# Help Please Concerning Rarety Etc.



## Rogclock (May 15, 2008)

I have an unusual Pocket watch and would value any further information on the watch.

It is a size 16, 5 yr Dennison 'Star'Case. The dial is labeled 'Thos Russell & Son', Liverpool at the bottom of the dial is 'Made in U.S.A.

On the movement it has 22017017, 17 jewels, Adjusted, 'The Russell Model', W.W.Co.Waltham, Mass U.S.A.

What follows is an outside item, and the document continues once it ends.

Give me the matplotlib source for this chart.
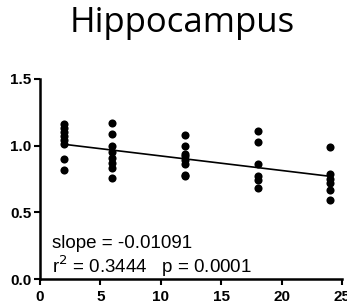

As I said it is size 16 and similar in layout to the 'Vanguard/ Riverside Maximus. As documented in the no 28 edition of' Complete Price Guide To Watches by Gilbert, Engle & Shugart. My watch however is not mentioned at all in this pubplication. I'm afraid I have failed in trying to get photos on to this page. But will greatly appreciate any information.

Many thanks

Rog Hilliard


----------



## mel (Dec 6, 2006)

Rog,

You'll find a guide to getting photos up here in the "Hints" forum, pinned at the start. Basically you need to put the picture on a website like photobucket, then link to that using the button for links along the top of the compose page. If you have a website of your own, (on any subject) you can upload pictures there and link to them also. :yes:

Hoep this helps a bit :lol:


----------



## Rogclock (May 15, 2008)

Thanks Mel,

I will give it a try.

Rog


----------



## watchnutz (Jan 18, 2008)

I am NOT an expert in the matter but if I may be so bold as to suggest that it might be a Swiss fake. You can find information about this phenomina in your guide you referenced. To my limited knowledge the American Waltham Watch Co always used AWW Co when abbreviating the inscription on the movement . Swiss fakes often used misspelling existing company names or American sounding names (often Connecticut towns) of non existing companies to seem authentic. Many watch collectors are surprised to learn that the Swiss were the early makers of fake watches. This watches are still collectible.


----------



## Rogclock (May 15, 2008)

watchnutz said:


> I am NOT an expert in the matter but if I may be so bold as to suggest that it might be a Swiss fake. You can find information about this phenomina in your guide you referenced. To my limited knowledge the American Waltham Watch Co always used AWW Co when abbreviating the inscription on the movement . Swiss fakes often used misspelling existing company names or American sounding names (often Connecticut towns) of non existing companies to seem authentic. Many watch collectors are surprised to learn that the Swiss were the early makers of fake watches. This watches are still collectible.


Thanks Bill.

I tend to agree with you. That is why I am posing the question to a wider forum. To see if anybody else has come across one of these.

Rog Hilliard


----------



## Jim Carroll (Dec 27, 2005)

Aaron Lufkin Dennison was an American who helped found what was to become the Waltham Watch Co, He came to United Kingdom and set up the Dennison Watch Case Co. and cased many of the exported watches made by the Waltham.

Start: End:

First:	22017001 Last:	22017225

Model:	1908	Name:

Material:	A Grade:	No. 635,

Size:	16	Size:	16

Plate:	3/4	Plate:

Jewelling: Jewels:	17

Balance: Bal:	Pat. Reg. - Breg. HS

Style:	HC	Style:	Htg.

Comment:	96

Source: Date:

Jim Carroll


----------